• [Exercise prompt]: Find each line with the string "chart" and copy it.

• [Given material]:

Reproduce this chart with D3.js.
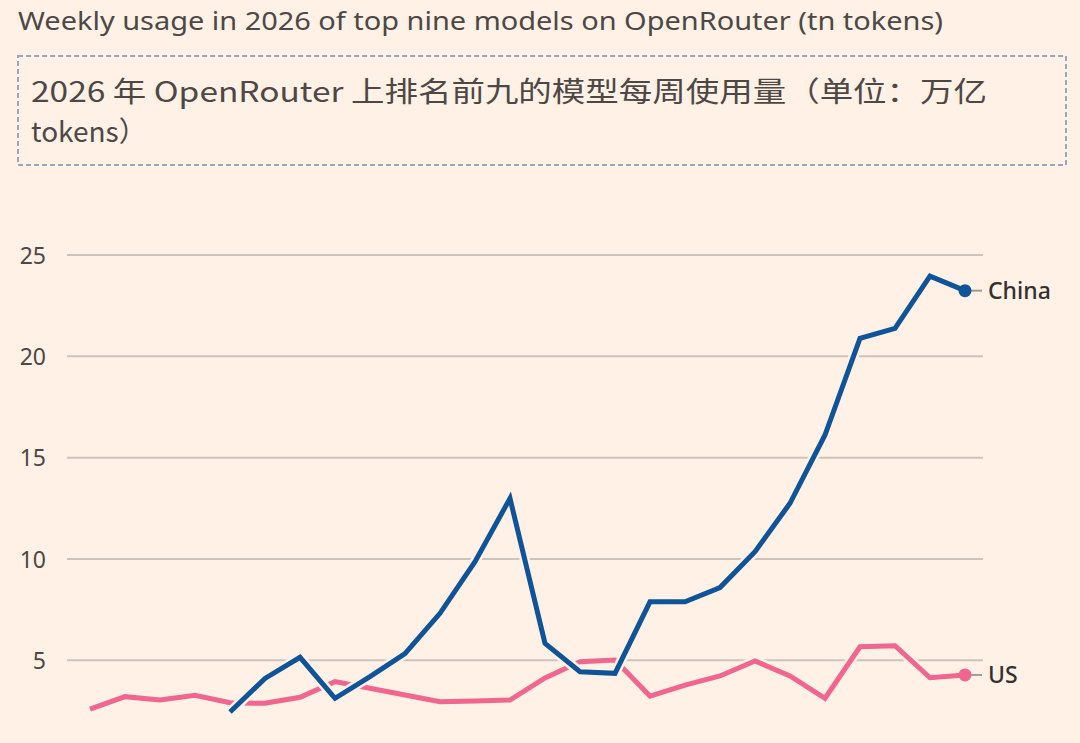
<!DOCTYPE html>
<html>
<head>
<meta charset="utf-8">
<script src="https://cdn.jsdelivr.net/npm/d3@7"></script>
<style>
  html, body { margin: 0; padding: 0; background: #fff1e5; }
  svg { display: block; }
</style>
</head>
<body>
<svg id="chart" width="1080" height="743"></svg>
<script>
// ---- data ----
const weeks = d3.range(1, 27); // 26 weeks of 2026
const usValues = [2.59, 3.21, 3.04, 3.28, 2.91, 2.88, 3.18, 3.95, 3.62, 3.29, 2.96, 3.00, 3.04,
                  4.13, 4.93, 5.02, 3.24, 3.78, 4.23, 4.97, 4.23, 3.13, 5.67, 5.72, 4.14, 4.28];
const chinaValues = [null, null, null, null, 2.45, 4.11, 5.15, 3.13, 4.20, 5.33, 7.32, 9.87, 12.99,
                     5.84, 4.44, 4.36, 7.89, 7.89, 8.59, 10.36, 12.75, 16.12, 20.89, 21.38, 23.96, 23.24];
const yTicks = [5, 10, 15, 20, 25];
const seriesNames = ["US", "China"];
const titleEn = "Weekly usage in 2026 of top nine models on OpenRouter (tn tokens)";
const titleZhLines = ["2026 年 OpenRouter 上排名前九的模型每周使用量（单位：万亿", "tokens）"];

// ---- layout ----
const W = 1080, H = 743;
const bg = "#fff1e5";
const colors = { US: "#f0668f", China: "#0f5499" };
const svg = d3.select("#chart");

svg.append("rect").attr("width", W).attr("height", H).attr("fill", bg);

// English title
svg.append("text")
  .attr("x", 18).attr("y", 30)
  .attr("font-family", "'Noto Sans', 'Open Sans', sans-serif")
  .attr("font-size", 26)
  .attr("fill", "#4d4845")
  .attr("textLength", 925).attr("lengthAdjust", "spacingAndGlyphs")
  .text(titleEn);

// Dashed box with Chinese title
svg.append("rect")
  .attr("x", 18).attr("y", 56).attr("width", 1048).attr("height", 109)
  .attr("fill", "none")
  .attr("stroke", "#9ba6b9").attr("stroke-width", 2)
  .attr("stroke-dasharray", "5,3");

const zh = svg.append("text")
  .attr("font-family", "'Noto Sans CJK SC', 'Noto Sans', sans-serif")
  .attr("font-size", 28)
  .attr("fill", "#4d4845");
zh.append("tspan").attr("x", 31).attr("y", 102).attr("textLength", 956).attr("lengthAdjust", "spacingAndGlyphs").text(titleZhLines[0]);
zh.append("tspan").attr("x", 31).attr("y", 142).text(titleZhLines[1]);

// scales
const x = d3.scaleLinear().domain([0, weeks.length - 1]).range([90, 965]);
const y = d3.scaleLinear().domain([0, 25]).range([761.7, 255]);

// gridlines + y axis labels
const yAxis = d3.axisLeft(y).tickValues(yTicks).tickSize(0).tickPadding(0).tickFormat(d3.format("d"));
const gAxis = svg.append("g").attr("transform", "translate(46,0)").call(yAxis);
gAxis.select(".domain").remove();
gAxis.selectAll("text")
  .attr("font-family", "'Noto Sans', 'Open Sans', sans-serif")
  .attr("font-size", 23)
  .attr("fill", "#4d4845")
  .attr("dy", "0.35em");

svg.append("g").selectAll("line").data(yTicks).join("line")
  .attr("x1", 67).attr("x2", 983)
  .attr("y1", d => y(d)).attr("y2", d => y(d))
  .attr("stroke", "#cdc3b8").attr("stroke-width", 2);

// lines
const dataBy = { US: usValues, China: chinaValues };
const line = d3.line()
  .defined(d => d != null)
  .x((d, i) => x(i))
  .y(d => y(d));

seriesNames.forEach(name => {
  const vals = dataBy[name];
  svg.append("path").datum(vals)
    .attr("d", line).attr("fill", "none")
    .attr("stroke", bg).attr("stroke-width", 10)
    .attr("stroke-linejoin", "miter");
  svg.append("path").datum(vals)
    .attr("d", line).attr("fill", "none")
    .attr("stroke", colors[name]).attr("stroke-width", 5)
    .attr("stroke-linejoin", "miter");
});

// end markers and labels
seriesNames.forEach(name => {
  const vals = dataBy[name];
  const i = vals.length - 1;
  const cx = x(i), cy = y(vals[i]);
  svg.append("line")
    .attr("x1", cx).attr("x2", cx + 17)
    .attr("y1", cy).attr("y2", cy)
    .attr("stroke", "#a09a95").attr("stroke-width", 2);
  svg.append("circle")
    .attr("cx", cx).attr("cy", cy).attr("r", 6.5)
    .attr("fill", colors[name]);
  svg.append("text")
    .attr("x", cx + 23).attr("y", cy)
    .attr("dy", "0.35em")
    .attr("font-family", "'Noto Sans', 'Open Sans', sans-serif")
    .attr("font-size", 23)
    .attr("font-weight", 500)
    .attr("fill", "#33302e")
    .text(name);
});
</script>
</body>
</html>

• [Result of this exercise]:
Reproduce this chart with D3.js.
<svg id="chart" width="1080" height="743"></svg>
const svg = d3.select("#chart");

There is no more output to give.